The response source is chosen by the data argument to evaluatorq():
data value | What it loads |
|---|---|
DatasetIdInput(id=...) | Rows from an Orq dataset (you supply/generate the responses). |
ExperimentInput(experiment_id=..., run_id=...) | The recorded responses from a past experiment run. Requires inference=False. |
list[DataPoint] | In-memory datapoints. |
ExperimentInput sits alongside DatasetIdInput in the data union — it is not a dataset, it is a completed experiment run whose outputs get replayed.
Finding the IDs¶
Both IDs are read off the Orq UI:
experiment_id— the ID in the experiment URL,/experiments/<experiment_id>. The REST API calls experiments "spreadsheets", so the same ID appears in/v2/spreadsheets/<id>routes.run_id— optional. Every execution of an experiment creates a new run (a "manifest" in the API). Open a run from the experiment's run history to read its ID from the URL. Omit it to replay the latest run.
Usage¶
from evaluatorq import evaluatorq, ExperimentInput
async def run():
await evaluatorq(
"replay-past-experiment",
data=ExperimentInput(experiment_id="<experiment_id>"), # latest run
evaluators=[my_evaluator],
inference=False,
)
Pin a specific run with run_id:
ORQ_API_KEY must be set — the recorded rows are fetched from the Orq API. When inference=False, jobs is optional and ignored.
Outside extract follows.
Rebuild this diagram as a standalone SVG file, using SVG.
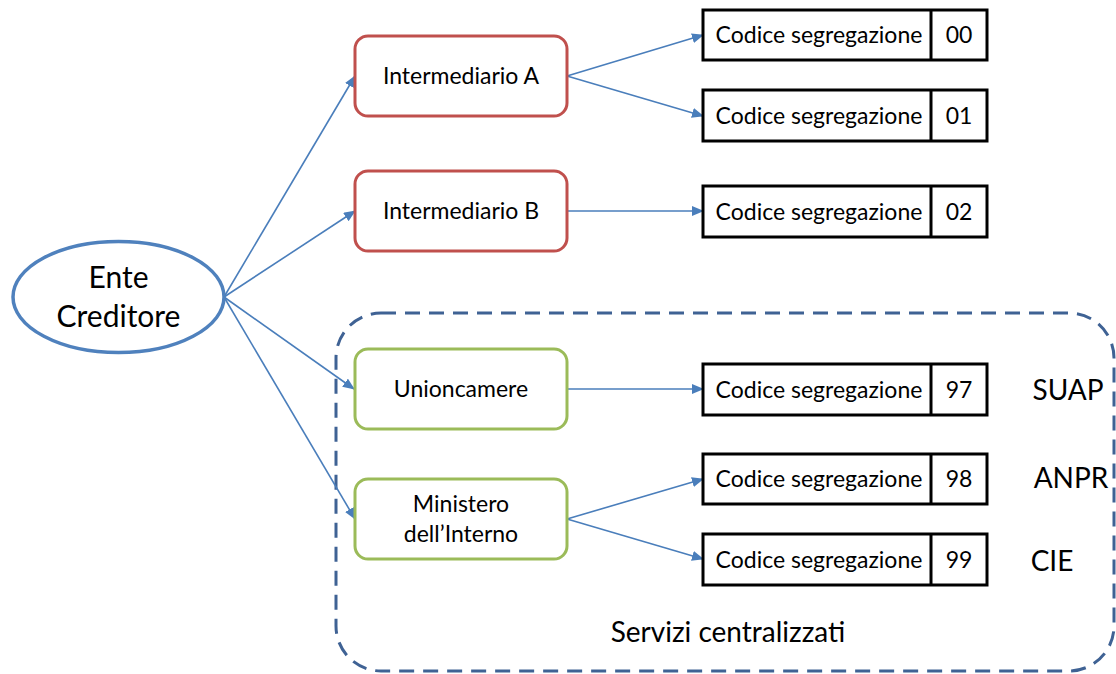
<svg xmlns="http://www.w3.org/2000/svg" width="1116" height="674" viewBox="0 0 1116 674">
<defs>
<style>
text{font-family:Lato,"Liberation Sans",sans-serif;fill:#000;text-anchor:middle}
.red{fill:#fff;stroke:#C0504D;stroke-width:3}
.green{fill:#fff;stroke:#9BBB59;stroke-width:3}
.code{fill:#fff;stroke:#000;stroke-width:3}
.div{stroke:#000;stroke-width:3}
.conn{stroke:#4A7EBB;stroke-width:1.6;fill:none;marker-end:url(#arr)}
.t22{font-size:22px}
.tc{font-size:23px}
.tn{font-size:23px}
.t28{font-size:28px}
</style>
<marker id="arr" markerWidth="12" markerHeight="10" refX="11" refY="5" orient="auto" markerUnits="userSpaceOnUse">
<path d="M0,0 L12,5 L0,10 Z" fill="#4A7EBB"/>
</marker>
</defs>
<rect width="1116" height="674" fill="#fff"/>
<g id="servizi">
<rect x="336" y="313" width="778" height="358" rx="45" fill="none" stroke="#3F6294" stroke-width="3" stroke-dasharray="15 9"/>
<text class="t28" x="728" y="642">Servizi centralizzati</text>
</g>
<g id="connectors">
<line class="conn" x1="224" y1="297" x2="355" y2="76"/>
<line class="conn" x1="224" y1="297" x2="355" y2="211"/>
<line class="conn" x1="224" y1="297" x2="354" y2="389"/>
<line class="conn" x1="224" y1="297" x2="355" y2="519"/>
<line class="conn" x1="567" y1="76" x2="703" y2="35"/>
<line class="conn" x1="567" y1="76" x2="703" y2="116"/>
<line class="conn" x1="567" y1="211" x2="703" y2="211"/>
<line class="conn" x1="567" y1="389" x2="703" y2="389"/>
<line class="conn" x1="567" y1="519" x2="703" y2="479"/>
<line class="conn" x1="567" y1="519" x2="703" y2="559"/>
</g>
<g id="ente">
<ellipse cx="118.5" cy="297" rx="105.5" ry="55.5" fill="#fff" stroke="#4F81BD" stroke-width="3.5"/>
<text x="118.5" y="288" font-size="30">Ente</text>
<text x="118.5" y="327" font-size="30">Creditore</text>
</g>
<g id="intA">
<rect class="red" x="355" y="36" width="212" height="80" rx="13"/>
<text class="tc" x="461" y="84">Intermediario A</text>
</g>
<g id="intB">
<rect class="red" x="355" y="171" width="212" height="80" rx="13"/>
<text class="tc" x="461" y="219">Intermediario B</text>
</g>
<g id="unioncamere">
<rect class="green" x="355" y="349" width="212" height="80" rx="13"/>
<text class="tc" x="461" y="397">Unioncamere</text>
</g>
<g id="ministero">
<rect class="green" x="355" y="479" width="212" height="80" rx="13"/>
<text class="tc" x="461" y="512">Ministero</text>
<text class="tc" x="461" y="542">dell’Interno</text>
</g>
<g id="code00">
<rect class="code" x="703" y="10" width="284" height="50"/>
<line class="div" x1="931" y1="10" x2="931" y2="60"/>
<text class="tc" x="819" y="43">Codice segregazione</text>
<text class="tn" x="959" y="43">00</text>
</g>
<g id="code01">
<rect class="code" x="703" y="90" width="284" height="51"/>
<line class="div" x1="931" y1="90" x2="931" y2="141"/>
<text class="tc" x="819" y="124">Codice segregazione</text>
<text class="tn" x="959" y="124">01</text>
</g>
<g id="code02">
<rect class="code" x="703" y="186" width="284" height="51"/>
<line class="div" x1="931" y1="186" x2="931" y2="237"/>
<text class="tc" x="819" y="220">Codice segregazione</text>
<text class="tn" x="959" y="220">02</text>
</g>
<g id="code97">
<rect class="code" x="703" y="364" width="284" height="51"/>
<line class="div" x1="931" y1="364" x2="931" y2="415"/>
<text class="tc" x="819" y="398">Codice segregazione</text>
<text class="tn" x="959" y="398">97</text>
</g>
<g id="code98">
<rect class="code" x="703" y="454" width="284" height="50"/>
<line class="div" x1="931" y1="454" x2="931" y2="504"/>
<text class="tc" x="819" y="487">Codice segregazione</text>
<text class="tn" x="959" y="487">98</text>
</g>
<g id="code99">
<rect class="code" x="703" y="534" width="284" height="51"/>
<line class="div" x1="931" y1="534" x2="931" y2="585"/>
<text class="tc" x="819" y="568">Codice segregazione</text>
<text class="tn" x="959" y="568">99</text>
</g>
<g id="labels">
<text class="t28" x="1068" y="400">SUAP</text>
<text class="t28" x="1071" y="488">ANPR</text>
<text class="t28" x="1052" y="571">CIE</text>
</g>
</svg>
Any row whose recorded response is missing or blank fails loudly rather than being silently skipped.
API reference¶
deployment()¶
async def deployment(
key: str,
inputs: dict[str, object] | None = None,
context: dict[str, object] | None = None,
metadata: dict[str, object] | None = None,
thread: ThreadConfig | None = None,
messages: list[MessageDict] | None = None,
) -> DeploymentResponse
| Parameter | Type | Description |
|---|---|---|
key | str | Deployment key (name) as configured in Orq. |
inputs | dict \| None | Template input variables. |
context | dict \| None | Context attributes for routing. |
metadata | dict \| None | Metadata to attach to the request. |
thread | ThreadConfig \| None | Thread config for conversation tracking. Include id key. |
messages | list[MessageDict] \| None | Chat messages for conversational deployments. |
Returns DeploymentResponse:
| Attribute | Type | Description |
|---|---|---|
content | str | Extracted text content from the response. |
raw | object | Raw SDK response object. |
invoke()¶
Same signature as deployment(). Returns str (the content field only).
ThreadConfig¶
MessageDict¶
class MessageDict(TypedDict, total=False):
role: Literal["system", "user", "assistant", "developer", "tool"]
content: str
name: str | None
Environment variables¶
| Variable | Required | Default | Description |
|---|---|---|---|
ORQ_API_KEY | Yes | — | Orq platform API key. |
ORQ_BASE_URL | No | https://my.orq.ai | Override the Orq API base URL. |
ORQ_API_KEY must be set before the first call. A missing key raises ValueError at runtime with a descriptive message. A missing orq-ai-sdk installation raises ImportError with install instructions.